I will caution that I am not aware of how accurate these air monitoring devices are, but I believe they are unlikely to to be as accurate as the network of air monitoring stations administered by the U.S. Environmental Protection Agency or the Minnesota Pollution Control Agency, or meet the methodology established by the National Institute for Occupational Safety and Health (NIOSH) for air monitors. Nonetheless, the data are interesting to look at.

The map below shows areas where PurpleAir has air sensors. For this post, we’ll be looking at the sensor with the number 10, just northwest of Powderhorn Park.

The graph below shows the concentration of fine particulates in the air, called PM2.5. It is called PM2.5 because the particles measure 2.5 microns in size. For context, a human hair is generally 50 to 70 microns in diameter, meaning these particles are at least 20 times smaller in diameter.

As you can see, the concentration of these fine particles had a peak daily average concentration of 62.96 per cubic meter (ug/m3), which exceeds the EPA’s 24-hour standard of 35 ug/m3 by a large margin.
PM10 (particles measuring 10 microns in diameter) measurements were also elevated, but to a lesser extent than finer particles. On May 30th the average concentration for PM10 was 73.7 ug/m3, which is below the 150 ug/m3 standard.

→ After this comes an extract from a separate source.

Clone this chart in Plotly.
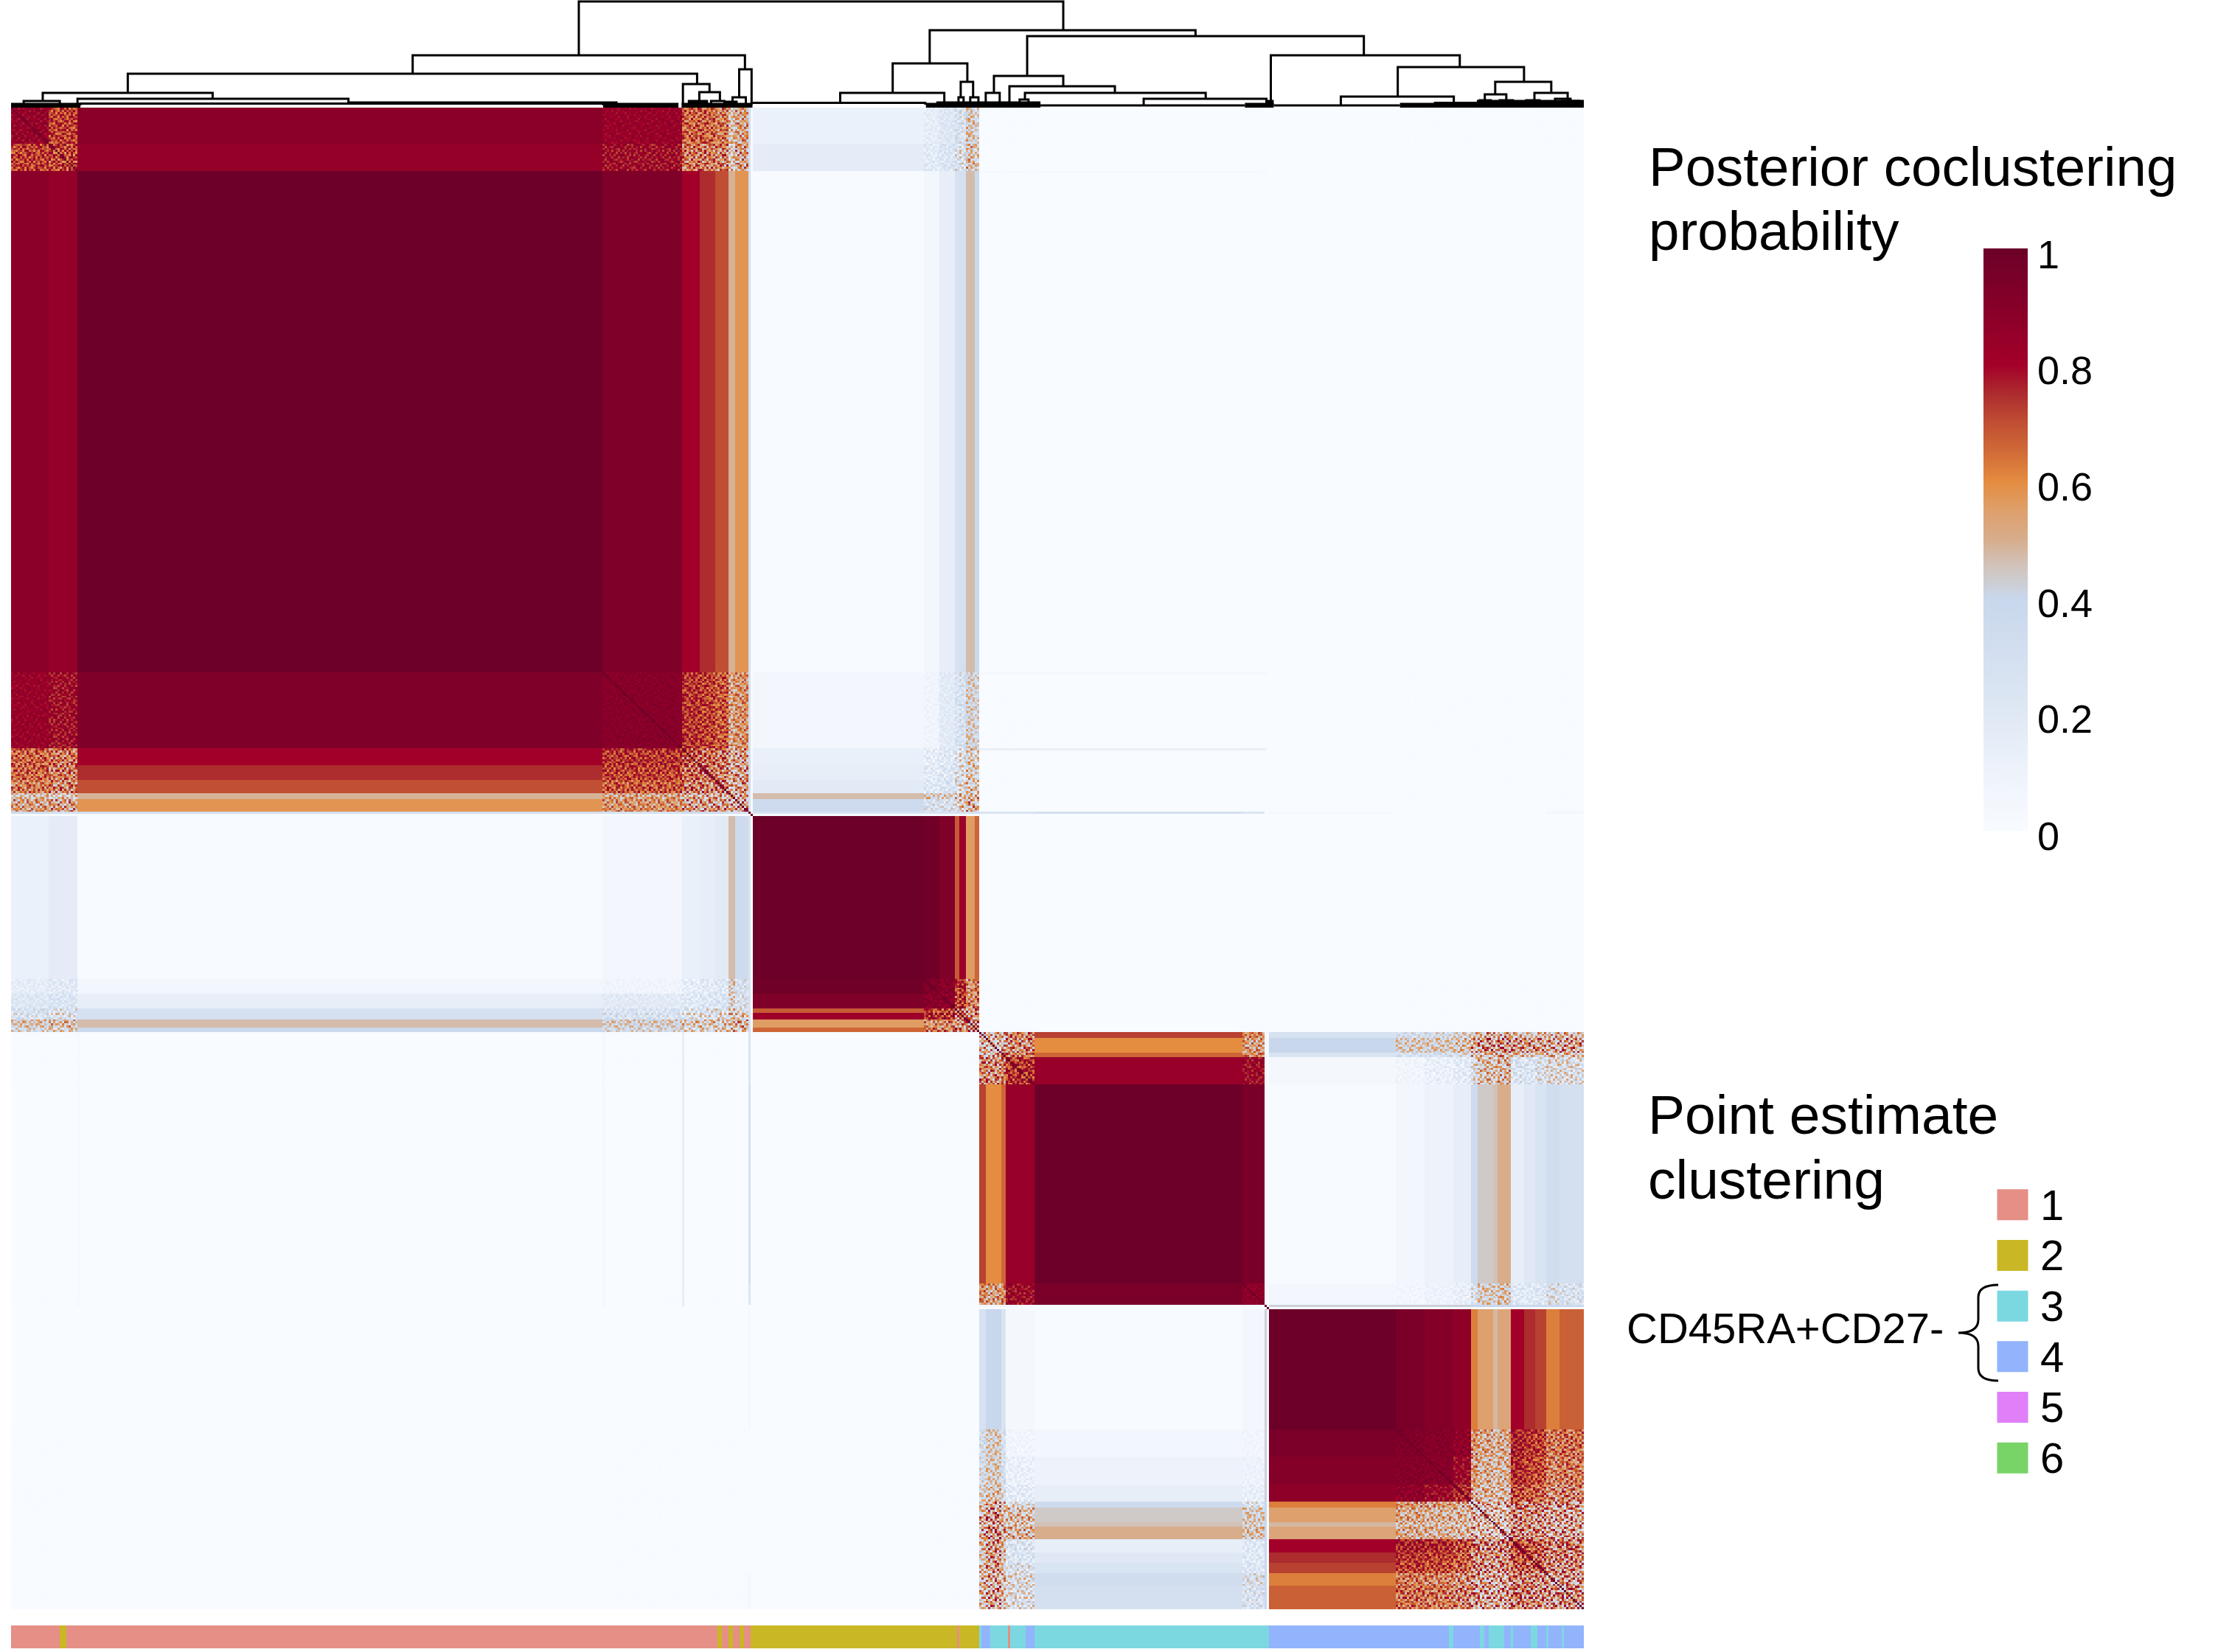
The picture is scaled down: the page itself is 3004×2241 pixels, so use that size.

The hourly data show higher concentrations of both PM2.5 and PM10. The graph below shows hourly PM2.5 concentrations hit a high of 357.74 ug/m3. EPA does not have hourly standards for these pollutants, but as you can see, the concentrations of PM2.5 were about 10 times higher than the 24 hour standard for this monitoring station on May 30, 2020.

Peak hourly PM10 concentrations on May 30, 2020 were 442 ug/m3, or about three times higher than the 24 hour standards.

The data show the impact of the fires on air quality was short-lived, with air quality returning to background concentrations by May 31, 2020, but the data also show the fires caused by-far the largest spikes in air pollution that have been observed over the last year.